### Task statement
Up to and including the line with "1.96, 2.58, 3.14];", write out the listing from its first line, minus the pictures.
··········
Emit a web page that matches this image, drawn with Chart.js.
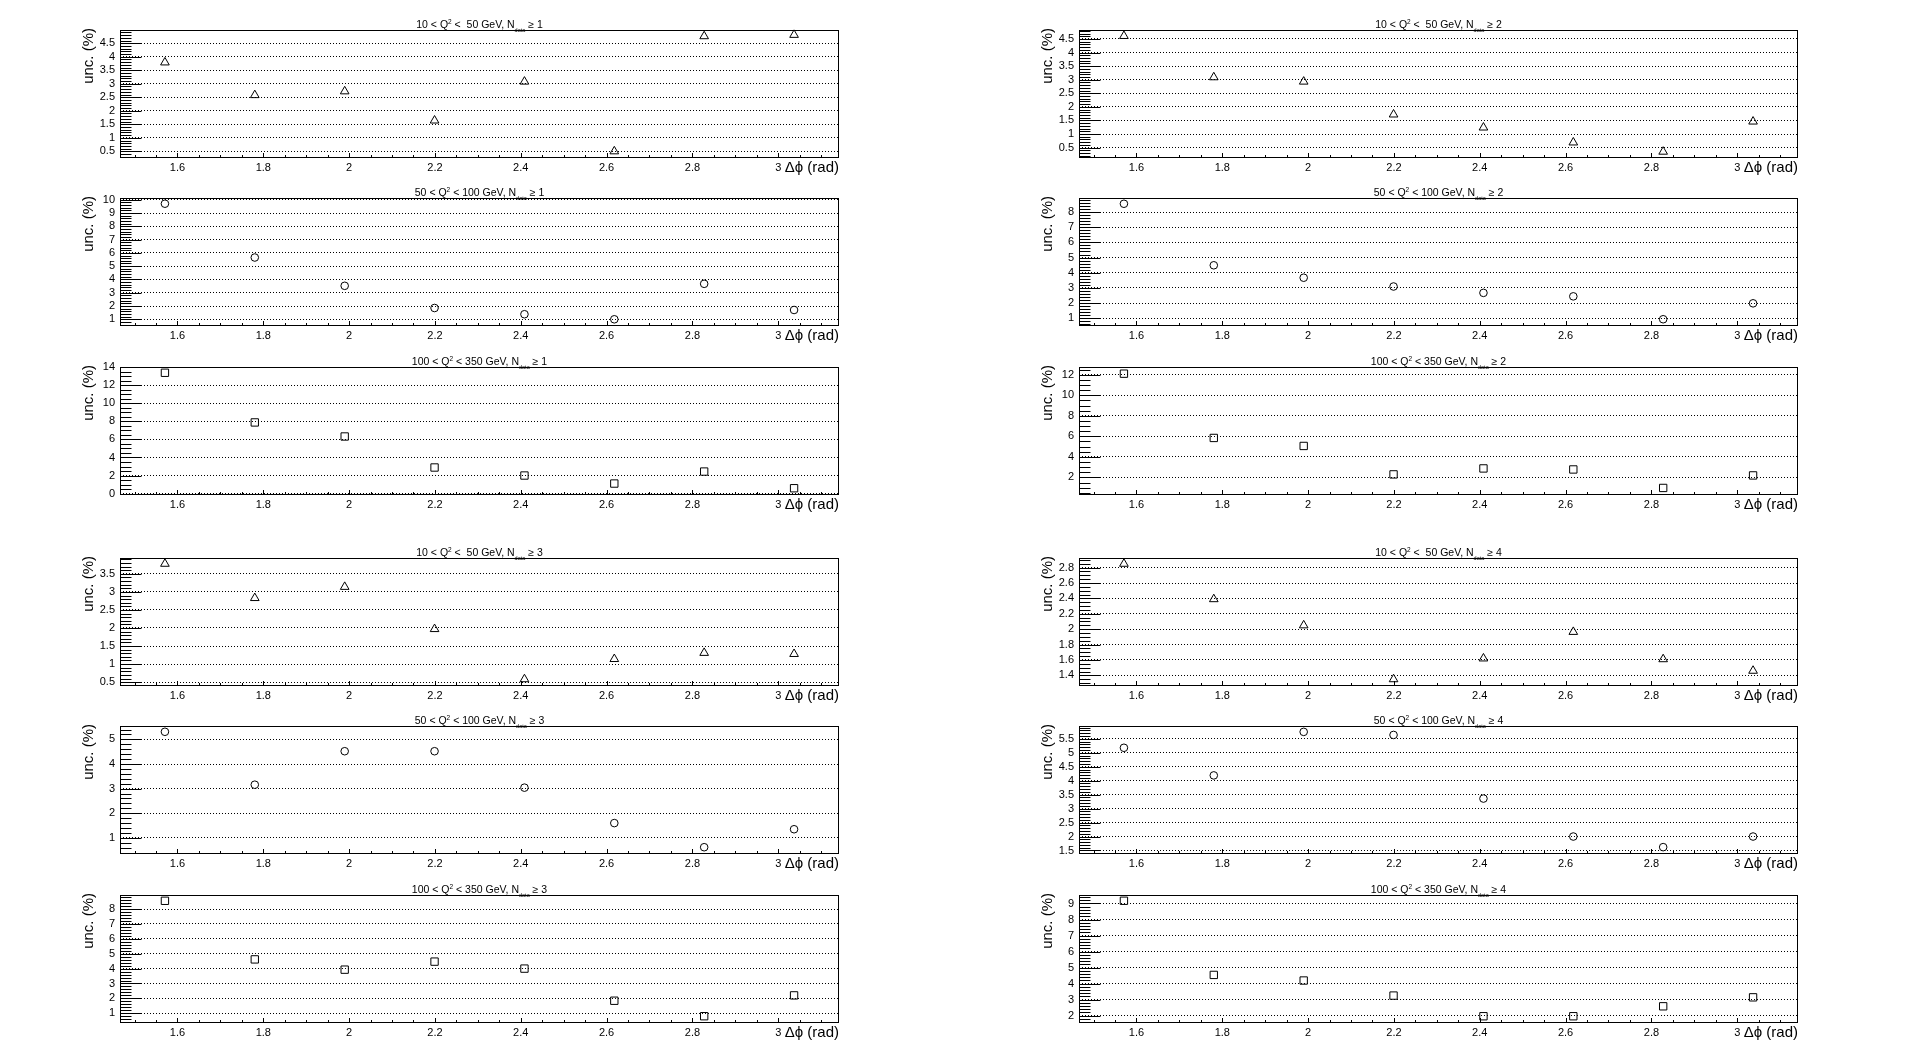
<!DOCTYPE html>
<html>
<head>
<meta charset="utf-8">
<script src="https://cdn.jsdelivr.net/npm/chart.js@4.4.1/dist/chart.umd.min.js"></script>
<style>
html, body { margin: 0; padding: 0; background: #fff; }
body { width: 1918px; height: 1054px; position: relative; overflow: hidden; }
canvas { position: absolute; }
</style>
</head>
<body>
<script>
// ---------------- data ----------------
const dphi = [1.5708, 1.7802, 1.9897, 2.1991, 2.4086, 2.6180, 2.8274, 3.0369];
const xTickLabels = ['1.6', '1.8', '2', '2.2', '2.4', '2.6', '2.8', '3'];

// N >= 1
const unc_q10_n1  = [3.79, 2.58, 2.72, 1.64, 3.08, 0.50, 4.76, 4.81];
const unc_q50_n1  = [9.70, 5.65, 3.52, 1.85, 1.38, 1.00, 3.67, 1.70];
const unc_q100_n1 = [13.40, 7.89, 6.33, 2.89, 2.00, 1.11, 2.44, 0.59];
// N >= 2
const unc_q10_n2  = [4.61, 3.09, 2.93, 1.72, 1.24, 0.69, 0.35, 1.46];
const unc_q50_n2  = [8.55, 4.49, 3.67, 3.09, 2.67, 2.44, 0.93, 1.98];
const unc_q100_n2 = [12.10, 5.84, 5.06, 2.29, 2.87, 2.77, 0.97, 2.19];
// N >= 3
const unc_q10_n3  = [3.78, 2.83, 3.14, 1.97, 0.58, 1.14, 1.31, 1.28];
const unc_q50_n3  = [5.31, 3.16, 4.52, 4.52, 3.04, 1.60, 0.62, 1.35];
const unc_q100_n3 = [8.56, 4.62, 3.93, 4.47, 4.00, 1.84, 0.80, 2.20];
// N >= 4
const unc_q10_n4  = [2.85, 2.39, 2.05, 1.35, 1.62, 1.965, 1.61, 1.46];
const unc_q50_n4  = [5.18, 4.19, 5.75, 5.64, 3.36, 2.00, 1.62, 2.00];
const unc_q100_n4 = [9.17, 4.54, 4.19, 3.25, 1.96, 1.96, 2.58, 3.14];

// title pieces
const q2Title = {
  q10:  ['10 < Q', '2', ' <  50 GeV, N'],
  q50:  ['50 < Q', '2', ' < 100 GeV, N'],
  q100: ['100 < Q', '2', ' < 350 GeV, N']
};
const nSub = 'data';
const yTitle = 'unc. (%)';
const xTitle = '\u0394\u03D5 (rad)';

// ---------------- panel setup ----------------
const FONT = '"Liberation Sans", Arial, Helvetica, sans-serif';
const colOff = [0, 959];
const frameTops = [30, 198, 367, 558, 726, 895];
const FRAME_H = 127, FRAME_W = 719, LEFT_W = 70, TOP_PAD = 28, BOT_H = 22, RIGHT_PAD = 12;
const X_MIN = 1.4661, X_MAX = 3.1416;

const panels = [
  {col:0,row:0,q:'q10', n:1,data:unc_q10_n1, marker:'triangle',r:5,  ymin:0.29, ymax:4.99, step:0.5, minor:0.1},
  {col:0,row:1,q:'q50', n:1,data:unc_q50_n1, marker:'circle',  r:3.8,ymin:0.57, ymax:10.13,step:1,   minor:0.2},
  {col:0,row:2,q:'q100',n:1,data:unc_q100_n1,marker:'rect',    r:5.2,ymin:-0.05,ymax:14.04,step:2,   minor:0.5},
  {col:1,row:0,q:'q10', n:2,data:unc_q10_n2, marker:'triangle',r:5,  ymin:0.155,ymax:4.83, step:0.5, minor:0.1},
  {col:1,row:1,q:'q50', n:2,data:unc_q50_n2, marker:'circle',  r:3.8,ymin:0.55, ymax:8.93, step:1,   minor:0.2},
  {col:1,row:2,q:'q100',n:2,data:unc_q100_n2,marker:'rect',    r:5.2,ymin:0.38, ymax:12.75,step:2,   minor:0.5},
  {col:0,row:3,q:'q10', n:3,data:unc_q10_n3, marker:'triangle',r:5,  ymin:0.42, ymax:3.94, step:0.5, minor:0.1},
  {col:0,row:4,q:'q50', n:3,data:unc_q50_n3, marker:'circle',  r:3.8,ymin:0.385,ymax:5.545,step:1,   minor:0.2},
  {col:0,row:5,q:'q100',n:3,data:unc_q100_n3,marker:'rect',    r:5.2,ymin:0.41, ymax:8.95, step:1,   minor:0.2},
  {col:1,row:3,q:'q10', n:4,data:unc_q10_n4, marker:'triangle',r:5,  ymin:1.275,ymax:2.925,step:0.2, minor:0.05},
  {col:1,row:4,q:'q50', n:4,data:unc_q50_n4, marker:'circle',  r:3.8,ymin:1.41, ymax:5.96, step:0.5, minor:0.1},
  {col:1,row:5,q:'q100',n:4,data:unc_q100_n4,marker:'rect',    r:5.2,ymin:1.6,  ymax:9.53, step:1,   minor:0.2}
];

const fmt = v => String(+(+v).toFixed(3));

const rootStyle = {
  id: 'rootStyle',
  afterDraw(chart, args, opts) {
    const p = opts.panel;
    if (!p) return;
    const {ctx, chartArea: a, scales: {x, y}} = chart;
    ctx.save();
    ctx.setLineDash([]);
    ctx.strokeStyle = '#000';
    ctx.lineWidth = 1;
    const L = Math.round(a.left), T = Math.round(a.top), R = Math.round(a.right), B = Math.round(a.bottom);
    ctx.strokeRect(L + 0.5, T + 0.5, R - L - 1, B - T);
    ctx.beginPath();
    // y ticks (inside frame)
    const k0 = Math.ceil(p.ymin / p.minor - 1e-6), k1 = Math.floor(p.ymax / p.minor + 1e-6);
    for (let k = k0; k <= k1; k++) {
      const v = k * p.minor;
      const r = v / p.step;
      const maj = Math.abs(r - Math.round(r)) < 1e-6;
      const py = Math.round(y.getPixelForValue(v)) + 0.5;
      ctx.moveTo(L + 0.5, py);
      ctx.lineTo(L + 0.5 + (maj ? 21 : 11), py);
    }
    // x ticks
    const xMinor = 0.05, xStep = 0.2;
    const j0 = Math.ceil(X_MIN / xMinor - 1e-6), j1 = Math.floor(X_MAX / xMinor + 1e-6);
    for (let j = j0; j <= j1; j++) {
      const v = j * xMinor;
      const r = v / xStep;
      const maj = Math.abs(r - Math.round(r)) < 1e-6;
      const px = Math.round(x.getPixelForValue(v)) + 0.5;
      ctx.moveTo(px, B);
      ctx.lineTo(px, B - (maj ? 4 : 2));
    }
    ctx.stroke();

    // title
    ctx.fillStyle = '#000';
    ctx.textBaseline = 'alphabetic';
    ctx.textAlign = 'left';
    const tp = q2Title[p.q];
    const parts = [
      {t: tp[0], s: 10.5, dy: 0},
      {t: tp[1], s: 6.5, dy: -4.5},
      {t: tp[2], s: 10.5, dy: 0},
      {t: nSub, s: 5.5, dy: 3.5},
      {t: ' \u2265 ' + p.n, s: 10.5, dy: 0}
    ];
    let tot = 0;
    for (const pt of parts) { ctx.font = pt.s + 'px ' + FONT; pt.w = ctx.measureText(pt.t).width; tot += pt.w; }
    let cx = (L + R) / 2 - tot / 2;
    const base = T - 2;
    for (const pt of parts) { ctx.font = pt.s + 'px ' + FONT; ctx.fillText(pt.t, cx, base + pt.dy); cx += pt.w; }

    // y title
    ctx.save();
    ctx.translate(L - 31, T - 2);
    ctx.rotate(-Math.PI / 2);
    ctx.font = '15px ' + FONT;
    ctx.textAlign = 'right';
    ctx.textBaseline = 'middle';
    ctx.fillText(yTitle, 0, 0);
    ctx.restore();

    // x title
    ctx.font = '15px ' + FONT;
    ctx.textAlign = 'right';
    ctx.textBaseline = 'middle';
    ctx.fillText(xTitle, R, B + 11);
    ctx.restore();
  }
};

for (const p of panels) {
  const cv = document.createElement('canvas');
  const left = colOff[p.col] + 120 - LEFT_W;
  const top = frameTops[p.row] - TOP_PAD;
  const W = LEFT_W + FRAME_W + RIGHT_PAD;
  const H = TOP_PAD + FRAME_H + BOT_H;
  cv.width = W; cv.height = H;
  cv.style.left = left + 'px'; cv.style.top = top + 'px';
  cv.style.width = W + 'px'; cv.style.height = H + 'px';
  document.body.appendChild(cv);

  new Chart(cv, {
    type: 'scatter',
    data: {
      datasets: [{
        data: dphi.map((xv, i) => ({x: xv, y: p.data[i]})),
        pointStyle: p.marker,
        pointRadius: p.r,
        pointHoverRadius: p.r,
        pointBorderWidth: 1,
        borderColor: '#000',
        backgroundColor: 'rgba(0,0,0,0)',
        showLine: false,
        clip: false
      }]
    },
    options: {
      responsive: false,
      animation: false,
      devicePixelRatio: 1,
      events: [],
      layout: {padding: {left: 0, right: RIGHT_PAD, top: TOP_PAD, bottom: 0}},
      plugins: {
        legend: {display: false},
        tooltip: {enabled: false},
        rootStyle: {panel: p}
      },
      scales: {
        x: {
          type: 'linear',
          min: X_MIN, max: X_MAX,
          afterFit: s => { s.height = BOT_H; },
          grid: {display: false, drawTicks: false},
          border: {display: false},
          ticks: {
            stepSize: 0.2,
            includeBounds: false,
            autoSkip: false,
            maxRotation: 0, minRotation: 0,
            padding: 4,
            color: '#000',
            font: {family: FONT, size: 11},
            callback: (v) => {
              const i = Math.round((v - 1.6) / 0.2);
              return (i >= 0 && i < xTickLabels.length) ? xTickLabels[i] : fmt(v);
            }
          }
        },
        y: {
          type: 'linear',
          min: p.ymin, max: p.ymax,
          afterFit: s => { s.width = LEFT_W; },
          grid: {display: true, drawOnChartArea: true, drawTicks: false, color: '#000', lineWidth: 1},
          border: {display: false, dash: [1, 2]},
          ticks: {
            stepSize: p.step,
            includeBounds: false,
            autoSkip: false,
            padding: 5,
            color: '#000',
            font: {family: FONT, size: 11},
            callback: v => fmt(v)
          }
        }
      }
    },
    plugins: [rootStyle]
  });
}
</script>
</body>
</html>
··········
### Output for this exercise
Emit a web page that matches this image, drawn with Chart.js.
<!DOCTYPE html>
<html>
<head>
<meta charset="utf-8">
<script src="https://cdn.jsdelivr.net/npm/chart.js@4.4.1/dist/chart.umd.min.js"></script>
<style>
html, body { margin: 0; padding: 0; background: #fff; }
body { width: 1918px; height: 1054px; position: relative; overflow: hidden; }
canvas { position: absolute; }
</style>
</head>
<body>
<script>
// ---------------- data ----------------
const dphi = [1.5708, 1.7802, 1.9897, 2.1991, 2.4086, 2.6180, 2.8274, 3.0369];
const xTickLabels = ['1.6', '1.8', '2', '2.2', '2.4', '2.6', '2.8', '3'];

// N >= 1
const unc_q10_n1  = [3.79, 2.58, 2.72, 1.64, 3.08, 0.50, 4.76, 4.81];
const unc_q50_n1  = [9.70, 5.65, 3.52, 1.85, 1.38, 1.00, 3.67, 1.70];
const unc_q100_n1 = [13.40, 7.89, 6.33, 2.89, 2.00, 1.11, 2.44, 0.59];
// N >= 2
const unc_q10_n2  = [4.61, 3.09, 2.93, 1.72, 1.24, 0.69, 0.35, 1.46];
const unc_q50_n2  = [8.55, 4.49, 3.67, 3.09, 2.67, 2.44, 0.93, 1.98];
const unc_q100_n2 = [12.10, 5.84, 5.06, 2.29, 2.87, 2.77, 0.97, 2.19];
// N >= 3
const unc_q10_n3  = [3.78, 2.83, 3.14, 1.97, 0.58, 1.14, 1.31, 1.28];
const unc_q50_n3  = [5.31, 3.16, 4.52, 4.52, 3.04, 1.60, 0.62, 1.35];
const unc_q100_n3 = [8.56, 4.62, 3.93, 4.47, 4.00, 1.84, 0.80, 2.20];
// N >= 4
const unc_q10_n4  = [2.85, 2.39, 2.05, 1.35, 1.62, 1.965, 1.61, 1.46];
const unc_q50_n4  = [5.18, 4.19, 5.75, 5.64, 3.36, 2.00, 1.62, 2.00];
const unc_q100_n4 = [9.17, 4.54, 4.19, 3.25, 1.96, 1.96, 2.58, 3.14];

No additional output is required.